"L’Intraitable beauté du monde. Adresse à Barack Obama", de Patrick Chamoiseau et Edouard Glissant

Obama, président créole

Publié le 4 mars 2009 sur OSIBouaké.org

Pas encore lu...mais OSI Bouaké ne reculant devant aucun sacrifice (surtout librement consenti) pour informer ses lecteurs...nous completerons cet article par notre propre lecture, trés bientôt... En attendant si vous voulez debattre de ce livre, notre forum est à vous...

Didier


LE MONDE - 09.02.09 - Nicolas Truong

De quoi Obama est-il le nom ? De la "créolisation du monde". C’est l’intuition des écrivains antillais Edouard Glissant et Patrick Chamoiseau, dans un précis de poétique politique en forme d’adresse au nouveau président des Etats-Unis d’Amérique. Les deux auteurs défont tout d’abord les lieux communs égrainés depuis son élection. Elu multiculturel, grand frère des pauvres, réunificateur des peuples : aucun de ces "mantras et croyances" n’a, selon eux, de substrat.

Car la vague qui a porté Barack Obama au pouvoir vient de plus loin. C’est celle qui charrie le bois mort "des cimetières des bateaux négriers". Celle de l’Afrique échouée et transmuée en terre d’Amérique. Celle d’un "monde brassé" né du frottement des civilisations. Les deux comparses l’assurent : "Un nègre disposant du plus grand des pouvoirs ne changera rien comme par magie." Et cela même si, en France notamment, grandes écoles, administrations et télévisions tenteront dorénavant d’afficher la couleur et d’arborer leurs précieux "spécimens" issus des minorités visibles. L’élection d’Obama relève de la "créolisation", c’est-à-dire d’une mondialité métissée qui gagne la totalité des espaces territoriaux et mentaux. Une créolisation dont le jazz, fait de l’enchevêtrement des sonorités africaines et occidentales, est l’une des nombreuses illustrations.

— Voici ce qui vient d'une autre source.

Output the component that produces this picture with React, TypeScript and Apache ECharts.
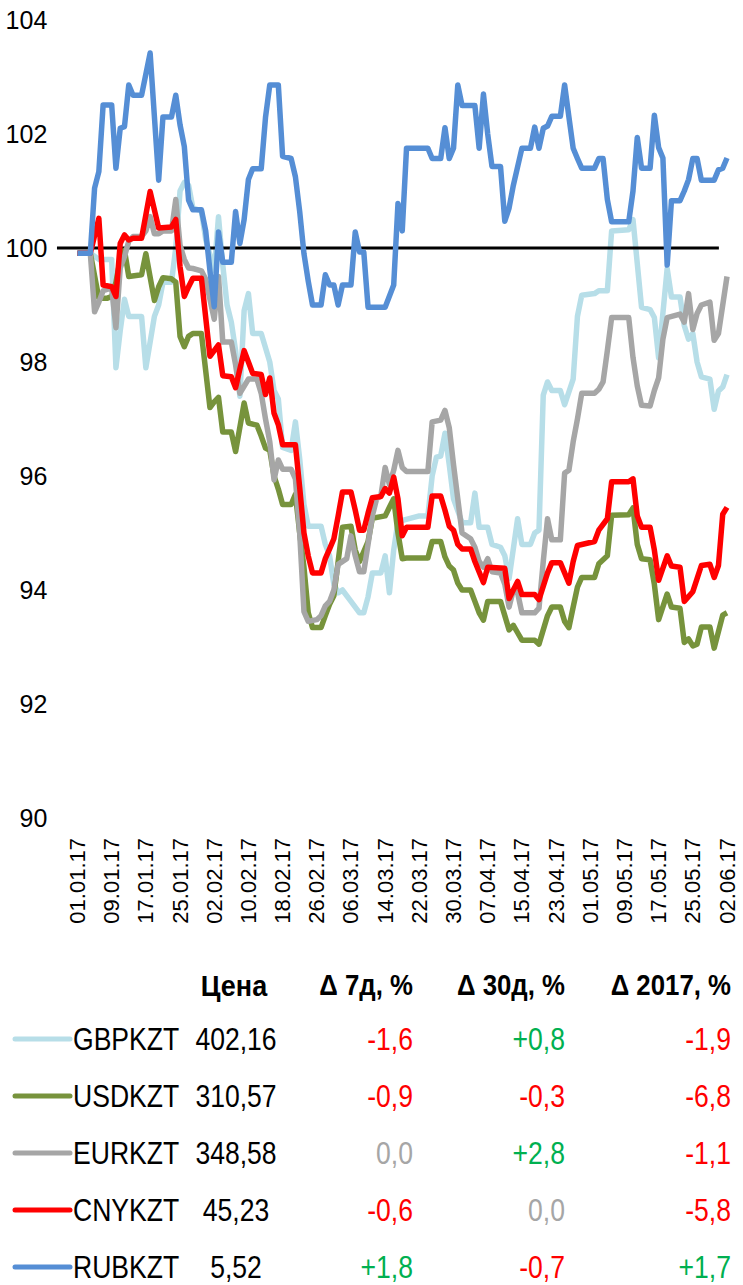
import React, { useEffect, useRef } from "react";
import * as echarts from "echarts";

// x = day index since 01.01.17
const TICK_LABELS = ["01.01.17","09.01.17","17.01.17","25.01.17","02.02.17","10.02.17","18.02.17","26.02.17","06.03.17","14.03.17","22.03.17","30.03.17","07.04.17","15.04.17","23.04.17","01.05.17","09.05.17","17.05.17","25.05.17","02.06.17"];

const BASELINE = 100;
const BASELINE_RANGE = [-4.8, 150.1];

const GBPKZT = [[0,99.91],[3,99.91],[5,99.8],[8,99.8],[9,97.9],[10,98.55],[11,99.1],[12,98.8],[15,98.8],[16,97.9],[18,98.8],[19,99.0],[20,99.4],[22,99.4],[23,100.0],[24,101.0],[25,101.15],[26,101.1],[27,100.7],[29,100.65],[30,100.15],[32,99.6],[33,100.55],[34,99.7],[35,99.0],[36,98.7],[37,98.2],[38,97.4],[39,98.9],[40,99.2],[41,98.5],[43,98.5],[45,98.0],[46,97.5],[47,97.35],[48,96.5],[50,96.45],[51,96.95],[52,96.3],[53,95.5],[54,95.12],[57,95.12],[58,94.8],[59,94.6],[60,94.1],[61,93.95],[62,94.0],[64,93.8],[66,93.6],[67,93.6],[68,93.88],[69,94.3],[71,94.3],[72,94.6],[73,93.95],[74,94.7],[75,95.2],[80,95.3],[82,95.3],[83,96.0],[84,96.33],[85,96.35],[86,96.75],[87,96.2],[88,95.6],[90,95.18],[92,95.18],[93,95.7],[94,95.1],[96,95.1],[97,94.8],[99,94.75],[100,94.6],[101,94.2],[103,95.25],[104,94.8],[106,94.8],[107,95.0],[108,95.05],[109,97.42],[110,97.65],[111,97.5],[113,97.5],[114,97.25],[116,97.7],[117,98.8],[118,99.17],[121,99.2],[122,99.25],[124,99.25],[125,100.3],[129,100.32],[130,100.5],[132,98.96],[134,98.92],[135,98.78],[136,98.07],[138,99.64],[139,99.14],[141,99.14],[142,98.64],[143,98.4],[144,98.5],[145,98.0],[146,97.74],[148,97.7],[149,97.17],[150,97.49],[151,97.56],[152,97.78]];

const USDKZT = [[0,99.91],[3,99.91],[5,99.12],[7,99.12],[8,99.15],[9,99.4],[10,99.8],[11,99.96],[12,99.5],[15,99.53],[16,99.9],[18,99.08],[19,99.32],[20,99.48],[22,99.46],[23,99.4],[24,98.45],[25,98.27],[26,98.45],[27,98.5],[29,98.5],[31,97.2],[32,97.3],[33,97.38],[34,96.77],[36,96.77],[37,96.43],[39,97.28],[40,96.93],[42,96.89],[43,96.7],[44,96.49],[45,96.45],[46,96.0],[47,95.77],[48,95.5],[50,95.5],[51,95.68],[52,95.0],[53,94.4],[54,93.6],[55,93.34],[57,93.34],[58,93.55],[59,93.75],[60,93.9],[61,94.5],[62,95.1],[64,95.12],[65,94.7],[66,94.5],[68,94.85],[69,95.26],[72,95.3],[73,95.45],[74,95.6],[75,95.0],[76,94.55],[77,94.56],[82,94.56],[83,94.85],[85,94.85],[86,94.58],[87,94.42],[88,94.35],[89,94.12],[90,94.0],[92,94.0],[93,93.8],[94,93.6],[95,93.47],[96,93.8],[99,93.8],[100,93.55],[101,93.3],[102,93.38],[103,93.25],[104,93.12],[107,93.12],[108,93.05],[110,93.55],[111,93.7],[113,93.7],[114,93.45],[115,93.34],[116,93.7],[117,94.05],[118,94.22],[121,94.22],[122,94.46],[124,94.6],[125,95.31],[129,95.32],[130,95.44],[131,94.8],[132,94.55],[134,94.53],[135,94.1],[136,93.48],[138,93.93],[139,93.7],[141,93.68],[142,93.08],[143,93.14],[144,93.02],[145,93.05],[146,93.35],[148,93.35],[149,92.98],[151,93.56],[152,93.6]];

const EURKZT = [[0,99.91],[3,99.91],[4,98.88],[5,99.05],[6,99.25],[8,99.3],[9,98.6],[10,99.65],[11,99.85],[12,100.12],[13,100.2],[15,100.2],[16,100.3],[17,100.55],[18,100.25],[19,100.25],[20,100.3],[22,100.3],[23,100.85],[24,100.05],[25,99.8],[26,99.65],[27,99.64],[29,99.6],[30,99.45],[31,99.1],[32,98.75],[33,99.5],[34,98.35],[36,98.35],[37,97.95],[38,97.45],[40,97.7],[42,97.7],[43,97.45],[44,97.0],[45,96.6],[46,95.93],[47,96.28],[48,96.12],[50,96.12],[51,95.95],[52,95.0],[53,93.62],[54,93.45],[56,93.48],[57,93.55],[58,93.72],[59,93.8],[60,94.0],[61,94.45],[63,94.55],[64,94.95],[65,94.6],[66,94.32],[67,94.32],[68,94.8],[69,95.3],[70,95.6],[71,95.65],[72,96.15],[73,95.85],[74,96.1],[75,96.45],[76,96.15],[77,96.08],[82,96.08],[83,96.95],[85,96.98],[86,97.15],[87,96.85],[88,96.2],[89,95.6],[90,95.0],[92,94.9],[93,94.75],[94,94.5],[95,94.4],[96,94.55],[97,94.32],[99,94.3],[100,94.1],[101,93.7],[102,94.0],[103,93.95],[104,93.6],[107,93.6],[108,93.68],[109,94.5],[110,95.25],[111,94.88],[113,94.88],[114,96.05],[115,96.1],[116,96.6],[117,97.0],[118,97.45],[121,97.45],[122,97.52],[123,97.65],[124,98.2],[125,98.78],[129,98.78],[130,98.08],[131,97.58],[132,97.24],[134,97.23],[135,97.5],[136,97.72],[137,98.4],[138,98.78],[141,98.84],[142,98.7],[143,99.2],[144,98.57],[145,98.85],[146,99.0],[148,99.05],[149,98.38],[150,98.5],[152,99.5]];

const CNYKZT = [[0,99.91],[3,99.91],[5,100.52],[6,99.35],[8,99.32],[9,99.15],[10,100.08],[11,100.23],[12,100.14],[13,100.17],[15,100.17],[17,100.99],[19,100.35],[22,100.37],[23,100.5],[24,99.67],[25,99.15],[26,99.32],[27,99.47],[29,99.47],[31,98.1],[32,98.2],[33,98.3],[34,97.76],[36,97.74],[37,97.55],[39,98.2],[40,98.0],[41,97.8],[43,97.78],[44,97.43],[45,97.72],[46,97.1],[47,96.9],[48,96.55],[51,96.55],[52,95.8],[53,95.0],[54,94.6],[55,94.3],[57,94.3],[58,94.55],[59,94.72],[60,94.9],[61,95.3],[62,95.72],[64,95.72],[65,95.4],[66,95.05],[67,95.05],[68,95.35],[69,95.62],[71,95.64],[72,95.78],[73,95.7],[74,95.98],[75,95.6],[76,94.95],[77,95.1],[82,95.1],[83,95.65],[85,95.65],[86,95.4],[87,95.12],[88,95.05],[89,94.8],[90,94.72],[92,94.72],[93,94.5],[95,94.13],[96,94.4],[100,94.38],[101,93.85],[103,94.15],[104,93.92],[107,93.92],[108,93.83],[110,94.3],[111,94.48],[113,94.48],[114,94.3],[115,94.12],[116,94.5],[117,94.78],[121,94.85],[122,95.05],[124,95.25],[125,95.9],[129,95.9],[130,95.95],[131,95.3],[132,95.1],[134,95.1],[135,94.7],[136,94.17],[138,94.6],[139,94.42],[141,94.4],[142,93.8],[144,93.97],[145,94.2],[146,94.43],[148,94.45],[149,94.22],[150,94.43],[151,95.33],[152,95.45]];

const RUBKZT = [[0,99.91],[3,99.91],[4,101.05],[5,101.34],[6,102.51],[8,102.51],[9,101.4],[10,102.1],[11,102.13],[12,102.86],[13,102.68],[15,102.68],[17,103.42],[19,101.19],[20,102.3],[22,102.3],[23,102.68],[24,102.16],[25,101.78],[26,100.84],[27,100.67],[29,100.67],[30,100.3],[31,99.6],[32,98.97],[33,100.28],[34,99.75],[36,99.75],[37,100.64],[38,100.08],[39,100.5],[40,101.2],[41,101.39],[43,101.39],[44,102.29],[45,102.86],[47,102.86],[48,101.61],[50,101.57],[51,101.25],[52,100.64],[53,99.9],[54,99.42],[55,99.0],[57,99.0],[58,99.53],[59,99.35],[60,99.35],[61,99.0],[62,99.35],[64,99.35],[65,100.28],[66,99.93],[67,99.93],[68,98.96],[72,98.96],[74,99.35],[75,100.78],[76,100.3],[77,101.75],[82,101.75],[83,101.57],[85,101.57],[86,102.11],[87,101.57],[88,101.75],[89,102.86],[90,102.5],[93,102.5],[94,101.75],[95,102.7],[96,102.0],[97,101.43],[99,101.43],[100,100.47],[101,100.7],[102,101.1],[104,101.75],[106,101.75],[107,102.12],[108,101.75],[109,102.1],[110,102.14],[111,102.31],[113,102.31],[114,102.86],[115,102.3],[116,101.75],[117,101.57],[118,101.4],[121,101.4],[122,101.57],[123,101.57],[124,100.85],[125,100.46],[129,100.46],[130,101.0],[131,101.94],[132,101.4],[134,101.4],[135,102.33],[136,101.76],[137,101.58],[138,99.7],[139,100.83],[141,100.83],[142,101.0],[143,101.2],[144,101.57],[145,101.57],[146,101.19],[149,101.19],[150,101.37],[151,101.4],[152,101.58]];

const SERIES_NAMES = ["GBPKZT", "USDKZT", "EURKZT", "CNYKZT", "RUBKZT"];
const SERIES_DATA = [GBPKZT, USDKZT, EURKZT, CNYKZT, RUBKZT];
const SERIES_COLORS = ["#B7DEE8", "#77933C", "#A6A6A6", "#FF0000", "#558ED5"];

const TABLE_HEADERS = ["Цена", "Δ 7д, %", "Δ 30д, %", "Δ 2017, %"];
const PRICES = ["402,16", "310,57", "348,58", "45,23", "5,52"];
const DELTA_7D = [-1.6, -0.9, 0.0, -0.6, 1.8];
const DELTA_30D = [0.8, -0.3, 2.8, 0.0, -0.7];
const DELTA_2017 = [-1.9, -6.8, -1.1, -5.8, 1.7];

const FONT = '"Liberation Sans", Arial, sans-serif';

function fmtDelta(v: number): string {
  const s = Math.abs(v).toFixed(1).replace(".", ",");
  if (v > 0) return "+" + s;
  if (v < 0) return "-" + s;
  return s;
}
function deltaColor(v: number): string {
  if (v > 0) return "#00B050";
  if (v < 0) return "#FF0000";
  return "#A6A6A6";
}

// narrow-looking text: regular sans face squeezed horizontally
function txt(text: string, x: number, y: number, align: string, fill: string, size: number, weight = "normal", sx = 0.83) {
  return {
    type: "text",
    x,
    y,
    scaleX: sx,
    scaleY: 1,
    silent: true,
    style: {
      text,
      x: 0,
      y: 0,
      fill,
      fontSize: size,
      fontFamily: FONT,
      fontWeight: weight,
      align,
      verticalAlign: "middle",
      textAlign: align,
      textVerticalAlign: "middle",
    },
  };
}

export default function App() {
  const ref = useRef<HTMLDivElement>(null);
  useEffect(() => {
    document.body.style.margin = "0";
    if (!ref.current) return;
    const chart = echarts.init(ref.current, null, { renderer: "svg" });

    const rowY0 = 1039;
    const rowStep = 57;
    const graphics: any[] = [];
    const headerY = 985;
    graphics.push(txt(TABLE_HEADERS[0], 234, headerY, "center", "#000", 30, "bold", 0.9));
    graphics.push(txt(TABLE_HEADERS[1], 413, headerY, "right", "#000", 30, "bold", 0.86));
    graphics.push(txt(TABLE_HEADERS[2], 565, headerY, "right", "#000", 30, "bold", 0.86));
    graphics.push(txt(TABLE_HEADERS[3], 731, headerY, "right", "#000", 30, "bold", 0.86));
    SERIES_NAMES.forEach((name, i) => {
      const y = rowY0 + i * rowStep;
      graphics.push({
        type: "line",
        silent: true,
        shape: { x1: 15, y1: y, x2: 70, y2: y },
        style: { stroke: SERIES_COLORS[i], lineWidth: 5, lineCap: "round" },
      });
      graphics.push(txt(name, 73, y, "left", "#000", 32));
      graphics.push(txt(PRICES[i], 236, y, "center", "#000", 32));
      graphics.push(txt(fmtDelta(DELTA_7D[i]), 413, y, "right", deltaColor(DELTA_7D[i]), 32));
      graphics.push(txt(fmtDelta(DELTA_30D[i]), 565, y, "right", deltaColor(DELTA_30D[i]), 32));
      graphics.push(txt(fmtDelta(DELTA_2017[i]), 731, y, "right", deltaColor(DELTA_2017[i]), 32));
    });

    const lineSeries: any[] = SERIES_NAMES.map((name, i) => ({
      name,
      type: "line",
      data: SERIES_DATA[i],
      showSymbol: false,
      symbol: "none",
      silent: true,
      lineStyle: { color: SERIES_COLORS[i], width: 5.5, join: "round" },
      itemStyle: { color: SERIES_COLORS[i] },
      emphasis: { disabled: true },
      z: 3 + i,
    }));
    lineSeries.splice(1, 0, {
      name: "base",
      type: "line",
      data: [[BASELINE_RANGE[0], BASELINE], [BASELINE_RANGE[1], BASELINE]],
      showSymbol: false,
      symbol: "none",
      silent: true,
      lineStyle: { color: "#000000", width: 3 },
      emphasis: { disabled: true },
      z: 3,
    });

    chart.setOption({
      animation: false,
      backgroundColor: "#ffffff",
      grid: { left: 43.3, right: 16, top: 20, bottom: 467, containLabel: false },
      xAxis: {
        type: "value",
        min: -8,
        max: 152,
        interval: 8,
        axisLine: { show: false },
        axisTick: { show: false },
        splitLine: { show: false },
        axisLabel: {
          rotate: 90,
          margin: 20,
          fontSize: 22,
          fontFamily: FONT,
          color: "#000",
          showMinLabel: true,
          showMaxLabel: true,
          formatter: (v: number) => (v >= 0 && TICK_LABELS[v / 8] ? TICK_LABELS[v / 8] : ""),
        },
      },
      yAxis: {
        type: "value",
        min: 90,
        max: 104,
        interval: 2,
        axisLine: { show: false },
        axisTick: { show: false },
        splitLine: { show: false },
        axisLabel: {
          margin: -4,
          fontSize: 25,
          fontFamily: FONT,
          color: "#000",
          padding: [8, 0, 0, 0],
        },
      },
      series: lineSeries,
      graphic: graphics,
    });
    return () => chart.dispose();
  }, []);
  return <div ref={ref} style={{ width: 743, height: 1285 }} />;
}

Impossible toutefois de donner quitus d’avance au récipiendaire d’un si long combat pour l’émancipation. Car l’utopie n’attend pas. Plutôt qu’une politique des civilisations, Chamoiseau et Glissant lui suggèrent la prolongation d’une "poétique de la relation" qui placerait en interconnexion solidaire le concert des nations. Et proposent quelques mesures d’urgence, comme la création d’un tribunal international pour lutter contre les crimes économiques ou la distribution des charges de misère aux contrées les plus prospères.

L’écueil consisterait cependant à transformer le fait en valeur, à ériger le processus de créolisation en norme, à décréter en somme le métissage comme intrinsèquement supérieur à l’ancrage : d’un côté le petit Blanc étriqué symbolisé par "l’opposante des glaces" (Sarah Palin) et de l’autre le métis ouvert par nature à l’esthétique du divers. Loins de ce travers, Chamoiseau et Glissant préfèrent mener avec superbe le combat contre "le déficit en beauté" que creuserait une politique du repli.


L’INTRAITABLE BEAUTÉ DU MONDE. ADRESSE À BARACK OBAMA de Patrick Chamoiseau et Edouard Glissant. Galaade éd., 64 p., 8 €.